Update [2008-8-22 13:20:9 by Tom Philpott]:I was alerted to the rBGH-tilapia news item by this blurb in the Organic Consumers Association news feed on Aug. 19. But when you click on the link provided by OCA, you’re taken to a source dated 2003. Unlike reader Mr. Mean, who (very cordially) comments below, I sloppily didn’t notice how old this “news” is. I emailed E. Gordon Grau, the Hawaii-based scientist who performed the study on rBGH and tilapia, to ask him if there was anything new to report. He replied that there was no new data, and that his institute was no longer working on the project. He added that to his knowledge, the practice of feeding genetically modified cow hormones to farmed fish had never taken off. So, to the best of my knowledge, this is a non-story. I regret having run with it.

Want a snapshot of the state of research at the modern state university? Here’s one:

In collaboration with Monsanto Chemical Company and California Sea Grant, Hawaii Sea Grant Director Gordon Grau is characterizing the efficacy and safety of Monsanto’s recombinant bovine growth hormone in raising aquacultured tilapia.

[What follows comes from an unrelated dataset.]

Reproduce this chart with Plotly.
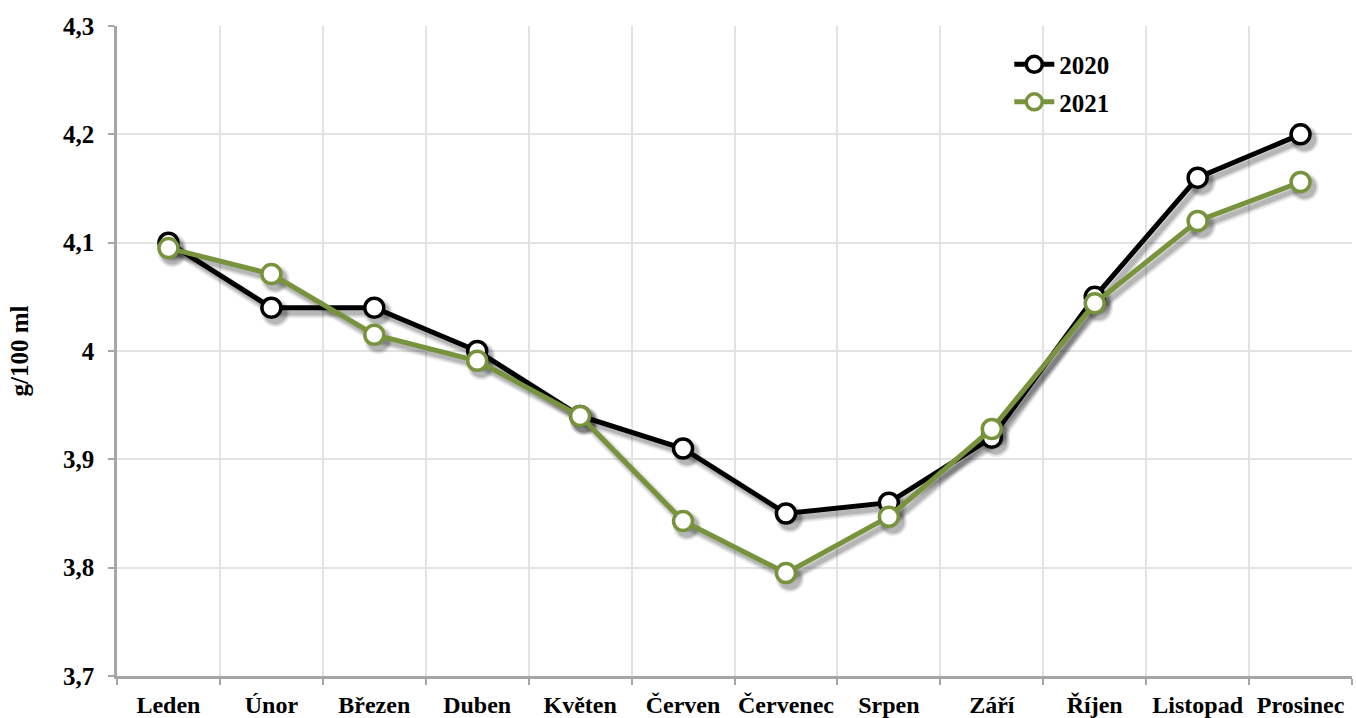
import plotly.graph_objects as go

months = ["Leden", "Únor", "Březen", "Duben", "Květen", "Červen", "Červenec",
          "Srpen", "Září", "Říjen", "Listopad", "Prosinec"]
v2020 = [4.10, 4.04, 4.04, 4.00, 3.94, 3.91, 3.85, 3.86, 3.92, 4.05, 4.16, 4.20]
v2021 = [4.095, 4.071, 4.015, 3.991, 3.940, 3.843, 3.795, 3.847, 3.928, 4.044, 4.120, 4.156]
ytick_vals = [3.7, 3.8, 3.9, 4.0, 4.1, 4.2, 4.3]
ytick_text = ["3,7", "3,8", "3,9", "4", "4,1", "4,2", "4,3"]

FONT = "Liberation Serif, Times New Roman, serif"
BLACK = "#000000"
GREEN = "#77933c"

W, H = 1356, 718
ML, MR, MT, MB = 117, 4, 26, 42
pw = W - ML - MR
ph = H - MT - MB
yr = [3.7, 4.3]
xr = [-0.5, 11.5]
sx = 4 * (xr[1] - xr[0]) / pw
sy = 5 * (yr[1] - yr[0]) / ph

fig = go.Figure()

# soft shadows on the (hidden, slightly shifted) base axes
for vals in (v2020, v2021):
    for w, a in ((11, 0.07), (8, 0.10), (5, 0.14)):
        fig.add_trace(go.Scatter(
            x=months, y=vals, mode="lines+markers", xaxis="x", yaxis="y",
            line=dict(color=f"rgba(0,0,0,{a})", width=w),
            marker=dict(size=18 + w, color=f"rgba(0,0,0,{a})", line=dict(width=0)),
            showlegend=False, hoverinfo="skip"))

fig.add_trace(go.Scatter(
    x=months, y=v2020, name="2020", mode="lines+markers", xaxis="x2", yaxis="y2",
    line=dict(color=BLACK, width=5),
    marker=dict(size=19, color="white", line=dict(color=BLACK, width=3.5)),
    legendgroup="a"))
fig.add_trace(go.Scatter(
    x=months, y=v2021, name="2021", mode="lines+markers", xaxis="x2", yaxis="y2",
    line=dict(color=GREEN, width=5),
    marker=dict(size=19, color="white", line=dict(color=GREEN, width=3.5)),
    legendgroup="b"))

fig.update_layout(
    width=W, height=H,
    margin=dict(l=ML, r=MR, t=MT, b=MB, autoexpand=False),
    paper_bgcolor="white", plot_bgcolor="white",
    font=dict(family=FONT, color="black", size=18),
    xaxis=dict(type="category", categoryorder="array", categoryarray=months,
               range=[xr[0] - sx, xr[1] - sx], visible=False, fixedrange=True),
    yaxis=dict(range=[yr[0] + sy, yr[1] + sy], visible=False, fixedrange=True),
    xaxis2=dict(type="category", categoryorder="array", categoryarray=months,
                overlaying="x", range=xr, tickson="boundaries", showgrid=True,
                gridcolor="#e3e3e3", gridwidth=1.5, showline=True,
                linecolor="#a6a6a6", linewidth=2.5, tickangle=0,
                ticks="outside", ticklen=6, tickcolor="#a6a6a6", tickwidth=2,
                ticklabelstandoff=5,
                tickfont=dict(family=FONT, size=24, color="black", weight="bold"),
                zeroline=False, fixedrange=True),
    yaxis2=dict(overlaying="y", range=yr, tickvals=ytick_vals, ticktext=ytick_text,
                showgrid=True, gridcolor="#e3e3e3", gridwidth=1.5,
                showline=True, linecolor="#a6a6a6", linewidth=2.5,
                ticks="outside", ticklen=6, tickcolor="#a6a6a6", tickwidth=2,
                ticklabelstandoff=9,
                tickfont=dict(family=FONT, size=25, color="black", weight="bold"),
                title=dict(text="g/100 ml", standoff=28,
                           font=dict(family=FONT, size=25, color="black", weight="bold")),
                zeroline=False, fixedrange=True),
    legend=dict(x=0.7225, y=0.976, xanchor="left", yanchor="top",
                bgcolor="rgba(0,0,0,0)", tracegroupgap=2, traceorder="grouped",
                font=dict(family=FONT, size=25, color="black", weight="bold"),
                itemwidth=40),
    showlegend=True,
)

fig.write_html("out.html", config={"displayModeBar": False},
               post_script="document.body.style.margin='0';")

Sea Grant is a publicly funded, nationwide network of 30 state-university research and extension programs designed to “foster science-based decisions about the use and conservation of our aquatic resources.” Sea Grant has a pithy little slogan: “Science serving America’s coasts.”

In this case, it might consider modifying that to read: “Publicly funded research serving the globe’s largest agri-biotech company.” According to one account, the Sea Grant kicked in $100,000 to support the project, with Monsanto ponying up $80,000.

And what do you know? The experiment established a nifty new use for rBGH even as it’s being hounded out of the dairy market by concerned consumers. Turns out that feeding genetically modified cow hormones to fish makes them grow really big, really fast: They balloon to “nearly twice the size of control fish in four weeks.” The FDA has yet to approve rBGH as a fish feed. But given the way that agency has waved the agri-biotech industry’s creations onto the nation’s dinner plates with minimal testing, it’s hard to imagine this novelty encountering much resistance.